*GIVEN DATA*:
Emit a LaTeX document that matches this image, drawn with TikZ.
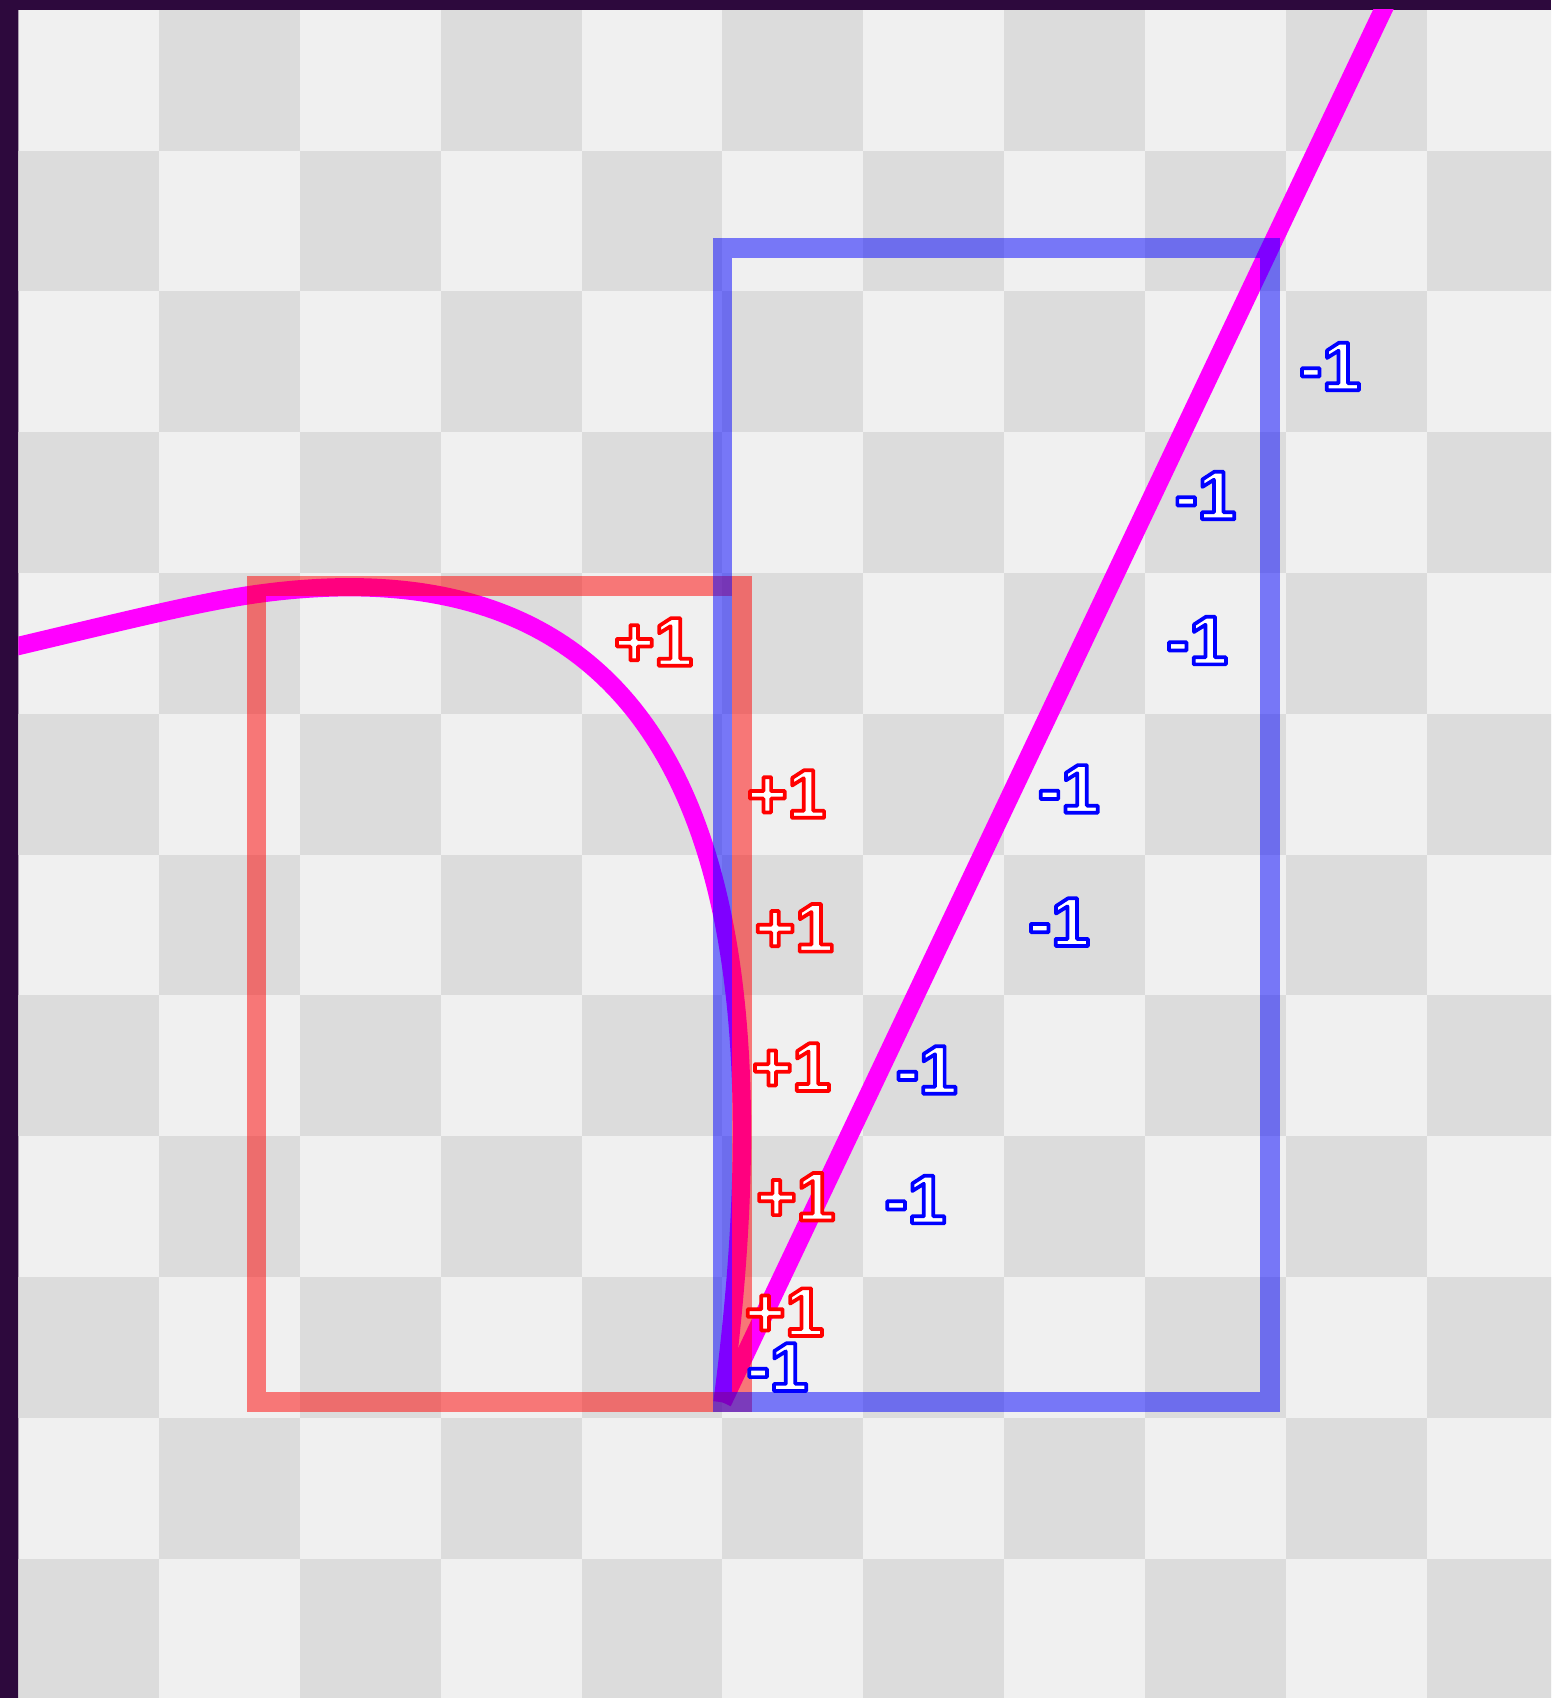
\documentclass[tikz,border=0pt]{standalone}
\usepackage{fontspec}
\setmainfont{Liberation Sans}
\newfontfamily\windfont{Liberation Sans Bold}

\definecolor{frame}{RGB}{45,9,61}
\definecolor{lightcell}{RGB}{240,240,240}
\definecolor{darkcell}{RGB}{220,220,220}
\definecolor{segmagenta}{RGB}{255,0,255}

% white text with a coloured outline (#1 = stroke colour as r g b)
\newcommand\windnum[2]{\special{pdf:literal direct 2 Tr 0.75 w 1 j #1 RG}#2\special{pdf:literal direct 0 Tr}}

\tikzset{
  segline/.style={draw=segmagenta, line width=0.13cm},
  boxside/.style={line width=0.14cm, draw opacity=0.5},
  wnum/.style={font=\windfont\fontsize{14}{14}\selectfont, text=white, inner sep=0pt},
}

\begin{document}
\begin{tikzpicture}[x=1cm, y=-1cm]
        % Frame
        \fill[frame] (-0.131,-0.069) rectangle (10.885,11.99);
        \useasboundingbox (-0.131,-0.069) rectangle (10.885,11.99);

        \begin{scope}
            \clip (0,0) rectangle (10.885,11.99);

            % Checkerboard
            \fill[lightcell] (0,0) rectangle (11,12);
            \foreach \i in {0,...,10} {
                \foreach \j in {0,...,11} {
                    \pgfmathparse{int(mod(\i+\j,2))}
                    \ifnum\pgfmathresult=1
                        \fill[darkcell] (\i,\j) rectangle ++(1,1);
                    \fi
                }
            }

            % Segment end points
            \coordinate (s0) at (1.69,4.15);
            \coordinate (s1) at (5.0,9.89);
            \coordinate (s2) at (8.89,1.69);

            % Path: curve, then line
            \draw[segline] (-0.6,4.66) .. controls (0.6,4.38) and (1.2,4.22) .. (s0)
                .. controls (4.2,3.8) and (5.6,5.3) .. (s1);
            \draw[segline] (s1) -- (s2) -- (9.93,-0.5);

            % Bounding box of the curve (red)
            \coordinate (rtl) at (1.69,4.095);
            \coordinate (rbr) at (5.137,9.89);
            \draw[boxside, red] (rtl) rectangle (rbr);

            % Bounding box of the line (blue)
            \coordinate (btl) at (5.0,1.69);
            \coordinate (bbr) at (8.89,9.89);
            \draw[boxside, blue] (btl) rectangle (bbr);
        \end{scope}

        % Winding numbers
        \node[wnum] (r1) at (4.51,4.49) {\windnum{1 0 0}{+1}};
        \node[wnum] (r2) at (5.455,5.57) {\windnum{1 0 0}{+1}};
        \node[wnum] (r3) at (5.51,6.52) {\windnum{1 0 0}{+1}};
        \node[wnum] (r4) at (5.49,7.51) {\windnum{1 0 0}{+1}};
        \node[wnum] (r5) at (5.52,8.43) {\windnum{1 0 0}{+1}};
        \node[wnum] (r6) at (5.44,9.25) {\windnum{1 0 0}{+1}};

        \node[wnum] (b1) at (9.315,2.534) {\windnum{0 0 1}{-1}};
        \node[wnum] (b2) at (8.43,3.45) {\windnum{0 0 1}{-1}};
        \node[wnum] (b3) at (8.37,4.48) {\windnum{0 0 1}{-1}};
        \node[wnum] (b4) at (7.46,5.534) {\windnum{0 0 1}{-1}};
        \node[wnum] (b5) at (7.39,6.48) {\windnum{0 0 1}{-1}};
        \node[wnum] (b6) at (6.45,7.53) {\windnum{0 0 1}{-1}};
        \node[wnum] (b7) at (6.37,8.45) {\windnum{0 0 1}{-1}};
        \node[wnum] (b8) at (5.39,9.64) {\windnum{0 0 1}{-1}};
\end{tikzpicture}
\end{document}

*TASK GOAL*: Pictures in the data above should not be copied; transcribe everything else exactly.

*SOLUTION FOR THIS PROBLEM*:
Emit a LaTeX document that matches this image, drawn with TikZ.
\documentclass[tikz,border=0pt]{standalone}
\usepackage{fontspec}
\setmainfont{Liberation Sans}
\newfontfamily\windfont{Liberation Sans Bold}

\definecolor{frame}{RGB}{45,9,61}
\definecolor{lightcell}{RGB}{240,240,240}
\definecolor{darkcell}{RGB}{220,220,220}
\definecolor{segmagenta}{RGB}{255,0,255}

% white text with a coloured outline (#1 = stroke colour as r g b)
\newcommand\windnum[2]{\special{pdf:literal direct 2 Tr 0.75 w 1 j #1 RG}#2\special{pdf:literal direct 0 Tr}}

\tikzset{
  segline/.style={draw=segmagenta, line width=0.13cm},
  boxside/.style={line width=0.14cm, draw opacity=0.5},
  wnum/.style={font=\windfont\fontsize{14}{14}\selectfont, text=white, inner sep=0pt},
}

\begin{document}
\begin{tikzpicture}[x=1cm, y=-1cm]
        % Frame
        \fill[frame] (-0.131,-0.069) rectangle (10.885,11.99);
        \useasboundingbox (-0.131,-0.069) rectangle (10.885,11.99);

        \begin{scope}
            \clip (0,0) rectangle (10.885,11.99);

            % Checkerboard
            \fill[lightcell] (0,0) rectangle (11,12);
            \foreach \i in {0,...,10} {
                \foreach \j in {0,...,11} {
                    \pgfmathparse{int(mod(\i+\j,2))}
                    \ifnum\pgfmathresult=1
                        \fill[darkcell] (\i,\j) rectangle ++(1,1);
                    \fi
                }
            }

            % Segment end points
            \coordinate (s0) at (1.69,4.15);
            \coordinate (s1) at (5.0,9.89);
            \coordinate (s2) at (8.89,1.69);

            % Path: curve, then line
            \draw[segline] (-0.6,4.66) .. controls (0.6,4.38) and (1.2,4.22) .. (s0)
                .. controls (4.2,3.8) and (5.6,5.3) .. (s1);
            \draw[segline] (s1) -- (s2) -- (9.93,-0.5);

            % Bounding box of the curve (red)
            \coordinate (rtl) at (1.69,4.095);
            \coordinate (rbr) at (5.137,9.89);
            \draw[boxside, red] (rtl) rectangle (rbr);

            % Bounding box of the line (blue)
            \coordinate (btl) at (5.0,1.69);
            \coordinate (bbr) at (8.89,9.89);
            \draw[boxside, blue] (btl) rectangle (bbr);
        \end{scope}

        % Winding numbers
        \node[wnum] (r1) at (4.51,4.49) {\windnum{1 0 0}{+1}};
        \node[wnum] (r2) at (5.455,5.57) {\windnum{1 0 0}{+1}};
        \node[wnum] (r3) at (5.51,6.52) {\windnum{1 0 0}{+1}};
        \node[wnum] (r4) at (5.49,7.51) {\windnum{1 0 0}{+1}};
        \node[wnum] (r5) at (5.52,8.43) {\windnum{1 0 0}{+1}};
        \node[wnum] (r6) at (5.44,9.25) {\windnum{1 0 0}{+1}};

        \node[wnum] (b1) at (9.315,2.534) {\windnum{0 0 1}{-1}};
        \node[wnum] (b2) at (8.43,3.45) {\windnum{0 0 1}{-1}};
        \node[wnum] (b3) at (8.37,4.48) {\windnum{0 0 1}{-1}};
        \node[wnum] (b4) at (7.46,5.534) {\windnum{0 0 1}{-1}};
        \node[wnum] (b5) at (7.39,6.48) {\windnum{0 0 1}{-1}};
        \node[wnum] (b6) at (6.45,7.53) {\windnum{0 0 1}{-1}};
        \node[wnum] (b7) at (6.37,8.45) {\windnum{0 0 1}{-1}};
        \node[wnum] (b8) at (5.39,9.64) {\windnum{0 0 1}{-1}};
\end{tikzpicture}
\end{document}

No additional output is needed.